■ **DIRECTIONS**: Beginning with the first line, set down every line through the one containing "import pandas as pd", exactly as it appears, but not the pictures.

╭──

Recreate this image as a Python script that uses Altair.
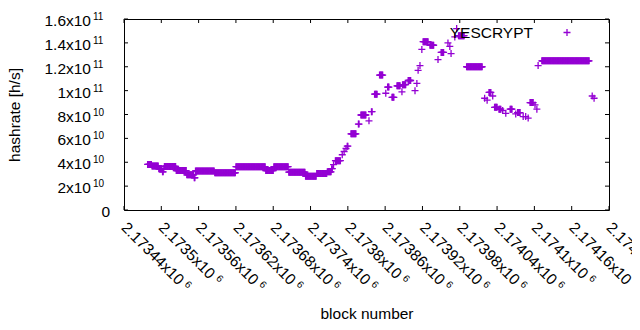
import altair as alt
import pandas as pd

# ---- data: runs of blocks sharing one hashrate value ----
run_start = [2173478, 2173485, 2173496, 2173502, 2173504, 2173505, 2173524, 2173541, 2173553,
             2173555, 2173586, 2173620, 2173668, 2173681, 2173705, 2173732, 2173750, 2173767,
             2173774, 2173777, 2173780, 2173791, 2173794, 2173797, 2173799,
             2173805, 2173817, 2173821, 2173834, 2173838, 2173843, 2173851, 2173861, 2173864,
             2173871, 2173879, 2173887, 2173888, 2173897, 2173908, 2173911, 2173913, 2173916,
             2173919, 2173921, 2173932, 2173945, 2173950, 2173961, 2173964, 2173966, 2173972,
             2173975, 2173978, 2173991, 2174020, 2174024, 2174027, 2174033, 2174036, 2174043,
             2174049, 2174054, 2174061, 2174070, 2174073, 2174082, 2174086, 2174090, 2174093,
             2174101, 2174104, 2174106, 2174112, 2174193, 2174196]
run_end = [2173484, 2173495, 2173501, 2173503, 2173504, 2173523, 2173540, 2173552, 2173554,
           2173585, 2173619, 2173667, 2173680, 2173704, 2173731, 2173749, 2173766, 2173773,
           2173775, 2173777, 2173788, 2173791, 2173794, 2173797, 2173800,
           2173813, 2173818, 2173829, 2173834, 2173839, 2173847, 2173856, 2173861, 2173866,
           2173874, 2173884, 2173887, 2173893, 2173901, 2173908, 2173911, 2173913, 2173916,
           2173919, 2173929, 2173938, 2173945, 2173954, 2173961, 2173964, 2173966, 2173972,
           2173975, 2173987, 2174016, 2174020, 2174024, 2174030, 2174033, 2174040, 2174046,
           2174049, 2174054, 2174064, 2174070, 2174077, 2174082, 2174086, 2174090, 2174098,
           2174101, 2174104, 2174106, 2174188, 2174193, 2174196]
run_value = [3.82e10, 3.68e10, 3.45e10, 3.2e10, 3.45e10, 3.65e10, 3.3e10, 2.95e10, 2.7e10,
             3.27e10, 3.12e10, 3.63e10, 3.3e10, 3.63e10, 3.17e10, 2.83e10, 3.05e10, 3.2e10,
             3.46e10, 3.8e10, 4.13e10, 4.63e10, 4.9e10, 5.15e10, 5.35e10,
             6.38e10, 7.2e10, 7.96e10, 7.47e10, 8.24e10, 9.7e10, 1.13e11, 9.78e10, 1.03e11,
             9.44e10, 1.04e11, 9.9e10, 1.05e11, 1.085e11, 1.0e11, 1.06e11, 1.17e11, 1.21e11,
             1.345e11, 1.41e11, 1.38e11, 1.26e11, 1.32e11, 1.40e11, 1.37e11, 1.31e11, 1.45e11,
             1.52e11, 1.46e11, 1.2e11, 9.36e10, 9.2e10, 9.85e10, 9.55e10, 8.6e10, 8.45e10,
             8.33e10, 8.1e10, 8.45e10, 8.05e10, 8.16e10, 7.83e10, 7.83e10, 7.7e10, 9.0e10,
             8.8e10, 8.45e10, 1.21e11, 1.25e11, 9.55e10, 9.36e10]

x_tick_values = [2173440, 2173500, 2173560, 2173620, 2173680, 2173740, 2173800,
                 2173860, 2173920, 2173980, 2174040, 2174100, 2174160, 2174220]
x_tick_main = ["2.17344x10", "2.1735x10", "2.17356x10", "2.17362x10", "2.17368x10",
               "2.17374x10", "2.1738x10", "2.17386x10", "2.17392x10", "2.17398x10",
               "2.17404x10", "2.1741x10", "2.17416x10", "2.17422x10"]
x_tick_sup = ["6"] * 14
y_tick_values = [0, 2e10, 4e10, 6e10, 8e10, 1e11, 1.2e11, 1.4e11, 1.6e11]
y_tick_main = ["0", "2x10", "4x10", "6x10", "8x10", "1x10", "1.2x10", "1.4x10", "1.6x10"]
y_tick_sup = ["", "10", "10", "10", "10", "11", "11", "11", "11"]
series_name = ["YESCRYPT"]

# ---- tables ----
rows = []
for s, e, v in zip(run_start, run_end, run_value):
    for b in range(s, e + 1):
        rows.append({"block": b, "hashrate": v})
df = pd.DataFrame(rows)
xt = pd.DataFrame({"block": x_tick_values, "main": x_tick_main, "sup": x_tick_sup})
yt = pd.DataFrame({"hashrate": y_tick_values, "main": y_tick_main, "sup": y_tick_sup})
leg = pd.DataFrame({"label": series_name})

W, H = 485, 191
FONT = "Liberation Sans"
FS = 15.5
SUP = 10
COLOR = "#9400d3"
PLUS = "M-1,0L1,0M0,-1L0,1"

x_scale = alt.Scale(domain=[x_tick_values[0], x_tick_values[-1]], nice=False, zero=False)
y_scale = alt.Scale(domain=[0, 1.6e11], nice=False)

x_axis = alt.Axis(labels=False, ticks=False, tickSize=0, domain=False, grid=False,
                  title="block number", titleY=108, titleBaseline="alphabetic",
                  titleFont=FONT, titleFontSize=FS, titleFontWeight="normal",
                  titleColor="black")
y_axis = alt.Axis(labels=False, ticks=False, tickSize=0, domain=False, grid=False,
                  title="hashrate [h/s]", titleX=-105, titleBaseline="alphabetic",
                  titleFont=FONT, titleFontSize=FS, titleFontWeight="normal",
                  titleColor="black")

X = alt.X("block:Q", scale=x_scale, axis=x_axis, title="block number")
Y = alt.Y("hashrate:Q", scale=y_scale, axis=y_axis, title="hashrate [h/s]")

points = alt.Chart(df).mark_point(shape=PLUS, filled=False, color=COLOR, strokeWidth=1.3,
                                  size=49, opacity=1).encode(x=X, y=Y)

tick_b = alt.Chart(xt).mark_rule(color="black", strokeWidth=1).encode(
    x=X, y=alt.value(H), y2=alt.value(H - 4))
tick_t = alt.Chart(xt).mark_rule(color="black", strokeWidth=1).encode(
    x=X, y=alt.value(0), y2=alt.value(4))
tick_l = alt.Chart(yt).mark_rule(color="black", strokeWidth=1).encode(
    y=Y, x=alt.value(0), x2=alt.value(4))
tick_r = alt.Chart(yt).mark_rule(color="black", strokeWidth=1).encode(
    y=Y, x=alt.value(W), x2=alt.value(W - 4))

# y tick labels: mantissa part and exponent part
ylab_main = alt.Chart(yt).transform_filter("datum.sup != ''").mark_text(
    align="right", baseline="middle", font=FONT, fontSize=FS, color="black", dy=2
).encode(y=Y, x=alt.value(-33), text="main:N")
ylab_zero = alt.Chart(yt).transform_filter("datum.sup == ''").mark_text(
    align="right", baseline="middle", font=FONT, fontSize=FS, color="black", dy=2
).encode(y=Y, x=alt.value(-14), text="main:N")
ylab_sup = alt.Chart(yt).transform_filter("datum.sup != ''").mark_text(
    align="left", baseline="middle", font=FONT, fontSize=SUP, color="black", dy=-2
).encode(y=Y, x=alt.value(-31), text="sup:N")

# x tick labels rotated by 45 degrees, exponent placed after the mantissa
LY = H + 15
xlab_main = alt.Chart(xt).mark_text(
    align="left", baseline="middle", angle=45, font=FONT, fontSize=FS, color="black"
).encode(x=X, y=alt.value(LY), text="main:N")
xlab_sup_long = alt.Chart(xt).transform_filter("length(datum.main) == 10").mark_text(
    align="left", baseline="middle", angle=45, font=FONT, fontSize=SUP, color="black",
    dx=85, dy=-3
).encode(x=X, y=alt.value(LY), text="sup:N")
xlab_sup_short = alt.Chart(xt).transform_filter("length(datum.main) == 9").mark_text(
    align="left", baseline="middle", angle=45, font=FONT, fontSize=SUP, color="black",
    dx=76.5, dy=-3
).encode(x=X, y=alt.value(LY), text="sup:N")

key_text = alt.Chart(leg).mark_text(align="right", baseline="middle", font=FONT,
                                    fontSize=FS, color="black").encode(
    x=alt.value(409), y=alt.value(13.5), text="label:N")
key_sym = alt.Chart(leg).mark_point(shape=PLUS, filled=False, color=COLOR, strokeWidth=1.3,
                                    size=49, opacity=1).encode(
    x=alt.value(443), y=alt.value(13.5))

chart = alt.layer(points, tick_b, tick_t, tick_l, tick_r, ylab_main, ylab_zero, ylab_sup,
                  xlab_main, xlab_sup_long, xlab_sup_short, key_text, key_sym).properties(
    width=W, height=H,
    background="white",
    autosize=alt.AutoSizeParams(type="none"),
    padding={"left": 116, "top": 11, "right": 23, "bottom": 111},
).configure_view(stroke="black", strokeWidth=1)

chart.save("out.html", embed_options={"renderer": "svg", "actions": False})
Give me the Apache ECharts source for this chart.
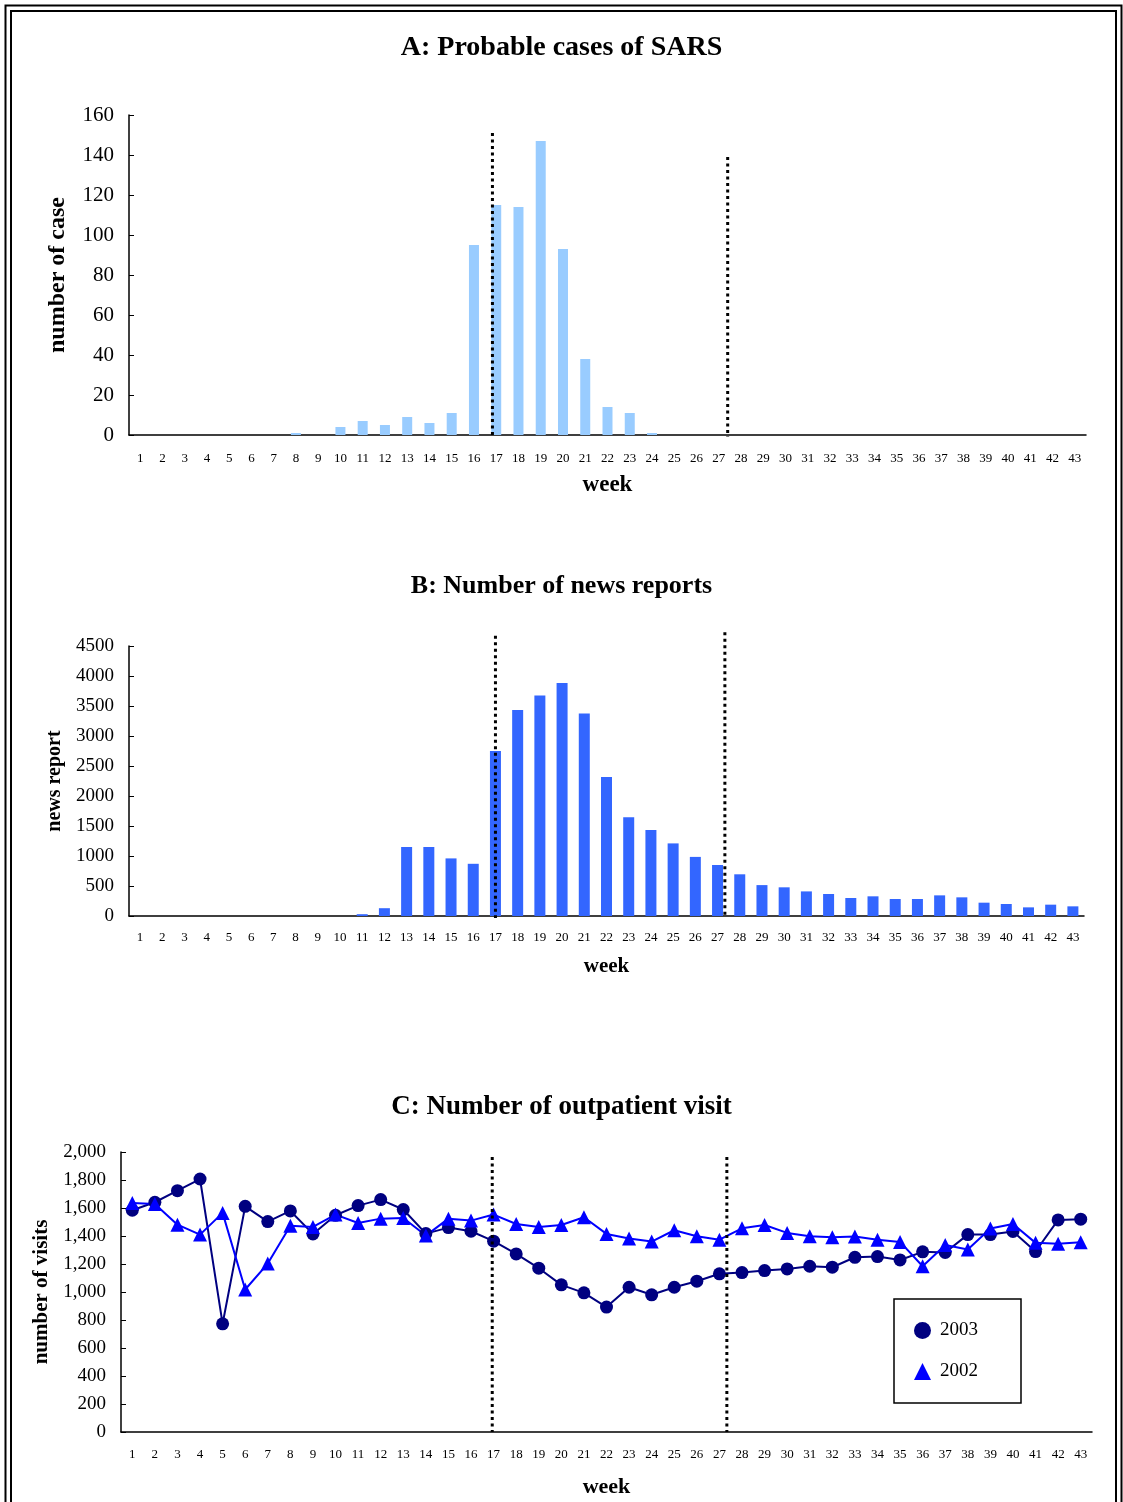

╰──

■ **RIGHT ANSWER**:
Recreate this image as a Python script that uses Altair.
import altair as alt
import pandas as pd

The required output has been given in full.